__DATA EXCERPT__
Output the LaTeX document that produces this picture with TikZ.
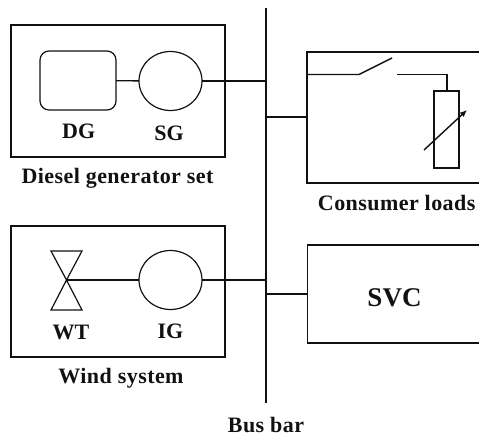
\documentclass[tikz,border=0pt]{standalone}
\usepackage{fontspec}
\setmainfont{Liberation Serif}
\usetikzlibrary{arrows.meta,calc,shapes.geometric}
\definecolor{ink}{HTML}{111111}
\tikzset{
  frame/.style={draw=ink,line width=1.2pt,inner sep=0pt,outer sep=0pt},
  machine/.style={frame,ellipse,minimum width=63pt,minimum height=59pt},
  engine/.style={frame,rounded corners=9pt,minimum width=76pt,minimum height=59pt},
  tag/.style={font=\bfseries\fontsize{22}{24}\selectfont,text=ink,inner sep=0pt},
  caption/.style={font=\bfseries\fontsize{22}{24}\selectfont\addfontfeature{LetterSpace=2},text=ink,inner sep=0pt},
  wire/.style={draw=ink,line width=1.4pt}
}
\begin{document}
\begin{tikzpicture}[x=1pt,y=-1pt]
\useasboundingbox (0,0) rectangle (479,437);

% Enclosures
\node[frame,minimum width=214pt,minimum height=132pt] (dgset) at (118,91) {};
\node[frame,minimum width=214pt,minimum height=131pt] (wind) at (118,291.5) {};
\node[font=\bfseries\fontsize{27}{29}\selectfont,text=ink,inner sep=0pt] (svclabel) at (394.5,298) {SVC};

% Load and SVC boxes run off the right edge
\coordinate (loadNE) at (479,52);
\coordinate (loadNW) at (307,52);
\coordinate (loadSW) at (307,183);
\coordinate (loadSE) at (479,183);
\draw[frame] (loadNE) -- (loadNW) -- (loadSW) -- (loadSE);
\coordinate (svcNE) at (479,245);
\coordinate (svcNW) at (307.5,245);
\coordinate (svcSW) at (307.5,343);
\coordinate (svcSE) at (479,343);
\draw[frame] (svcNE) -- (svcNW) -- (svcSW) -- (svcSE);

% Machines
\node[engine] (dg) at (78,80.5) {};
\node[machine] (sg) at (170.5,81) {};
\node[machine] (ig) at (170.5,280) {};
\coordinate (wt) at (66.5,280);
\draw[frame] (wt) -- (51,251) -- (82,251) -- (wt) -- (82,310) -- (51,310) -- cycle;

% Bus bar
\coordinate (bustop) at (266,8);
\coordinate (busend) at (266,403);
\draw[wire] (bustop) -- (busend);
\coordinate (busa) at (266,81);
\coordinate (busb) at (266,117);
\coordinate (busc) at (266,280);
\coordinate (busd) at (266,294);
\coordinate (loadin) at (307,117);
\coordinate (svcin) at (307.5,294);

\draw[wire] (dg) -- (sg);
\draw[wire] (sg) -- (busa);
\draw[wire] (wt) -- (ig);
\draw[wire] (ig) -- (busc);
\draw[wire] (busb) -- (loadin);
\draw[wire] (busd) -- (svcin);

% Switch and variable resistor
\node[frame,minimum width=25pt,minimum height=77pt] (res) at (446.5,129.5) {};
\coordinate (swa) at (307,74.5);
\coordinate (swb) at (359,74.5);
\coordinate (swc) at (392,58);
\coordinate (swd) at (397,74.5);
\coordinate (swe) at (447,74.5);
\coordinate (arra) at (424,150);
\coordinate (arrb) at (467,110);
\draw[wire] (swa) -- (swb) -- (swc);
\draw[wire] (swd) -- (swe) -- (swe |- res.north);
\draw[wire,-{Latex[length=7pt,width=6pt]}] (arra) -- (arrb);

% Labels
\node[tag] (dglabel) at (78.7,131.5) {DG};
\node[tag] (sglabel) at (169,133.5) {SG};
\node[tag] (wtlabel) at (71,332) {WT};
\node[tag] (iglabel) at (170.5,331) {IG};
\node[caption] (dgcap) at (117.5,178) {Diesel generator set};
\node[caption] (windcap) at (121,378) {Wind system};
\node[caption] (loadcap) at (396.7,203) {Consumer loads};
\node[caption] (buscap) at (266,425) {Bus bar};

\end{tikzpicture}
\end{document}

__WHAT YOU HAVE TO DO__
Quote in full the listing given above; the images are to be left out.

__SOLUTION FOR THIS PROBLEM__
Output the LaTeX document that produces this picture with TikZ.
\documentclass[tikz,border=0pt]{standalone}
\usepackage{fontspec}
\setmainfont{Liberation Serif}
\usetikzlibrary{arrows.meta,calc,shapes.geometric}
\definecolor{ink}{HTML}{111111}
\tikzset{
  frame/.style={draw=ink,line width=1.2pt,inner sep=0pt,outer sep=0pt},
  machine/.style={frame,ellipse,minimum width=63pt,minimum height=59pt},
  engine/.style={frame,rounded corners=9pt,minimum width=76pt,minimum height=59pt},
  tag/.style={font=\bfseries\fontsize{22}{24}\selectfont,text=ink,inner sep=0pt},
  caption/.style={font=\bfseries\fontsize{22}{24}\selectfont\addfontfeature{LetterSpace=2},text=ink,inner sep=0pt},
  wire/.style={draw=ink,line width=1.4pt}
}
\begin{document}
\begin{tikzpicture}[x=1pt,y=-1pt]
\useasboundingbox (0,0) rectangle (479,437);

% Enclosures
\node[frame,minimum width=214pt,minimum height=132pt] (dgset) at (118,91) {};
\node[frame,minimum width=214pt,minimum height=131pt] (wind) at (118,291.5) {};
\node[font=\bfseries\fontsize{27}{29}\selectfont,text=ink,inner sep=0pt] (svclabel) at (394.5,298) {SVC};

% Load and SVC boxes run off the right edge
\coordinate (loadNE) at (479,52);
\coordinate (loadNW) at (307,52);
\coordinate (loadSW) at (307,183);
\coordinate (loadSE) at (479,183);
\draw[frame] (loadNE) -- (loadNW) -- (loadSW) -- (loadSE);
\coordinate (svcNE) at (479,245);
\coordinate (svcNW) at (307.5,245);
\coordinate (svcSW) at (307.5,343);
\coordinate (svcSE) at (479,343);
\draw[frame] (svcNE) -- (svcNW) -- (svcSW) -- (svcSE);

% Machines
\node[engine] (dg) at (78,80.5) {};
\node[machine] (sg) at (170.5,81) {};
\node[machine] (ig) at (170.5,280) {};
\coordinate (wt) at (66.5,280);
\draw[frame] (wt) -- (51,251) -- (82,251) -- (wt) -- (82,310) -- (51,310) -- cycle;

% Bus bar
\coordinate (bustop) at (266,8);
\coordinate (busend) at (266,403);
\draw[wire] (bustop) -- (busend);
\coordinate (busa) at (266,81);
\coordinate (busb) at (266,117);
\coordinate (busc) at (266,280);
\coordinate (busd) at (266,294);
\coordinate (loadin) at (307,117);
\coordinate (svcin) at (307.5,294);

\draw[wire] (dg) -- (sg);
\draw[wire] (sg) -- (busa);
\draw[wire] (wt) -- (ig);
\draw[wire] (ig) -- (busc);
\draw[wire] (busb) -- (loadin);
\draw[wire] (busd) -- (svcin);

% Switch and variable resistor
\node[frame,minimum width=25pt,minimum height=77pt] (res) at (446.5,129.5) {};
\coordinate (swa) at (307,74.5);
\coordinate (swb) at (359,74.5);
\coordinate (swc) at (392,58);
\coordinate (swd) at (397,74.5);
\coordinate (swe) at (447,74.5);
\coordinate (arra) at (424,150);
\coordinate (arrb) at (467,110);
\draw[wire] (swa) -- (swb) -- (swc);
\draw[wire] (swd) -- (swe) -- (swe |- res.north);
\draw[wire,-{Latex[length=7pt,width=6pt]}] (arra) -- (arrb);

% Labels
\node[tag] (dglabel) at (78.7,131.5) {DG};
\node[tag] (sglabel) at (169,133.5) {SG};
\node[tag] (wtlabel) at (71,332) {WT};
\node[tag] (iglabel) at (170.5,331) {IG};
\node[caption] (dgcap) at (117.5,178) {Diesel generator set};
\node[caption] (windcap) at (121,378) {Wind system};
\node[caption] (loadcap) at (396.7,203) {Consumer loads};
\node[caption] (buscap) at (266,425) {Bus bar};

\end{tikzpicture}
\end{document}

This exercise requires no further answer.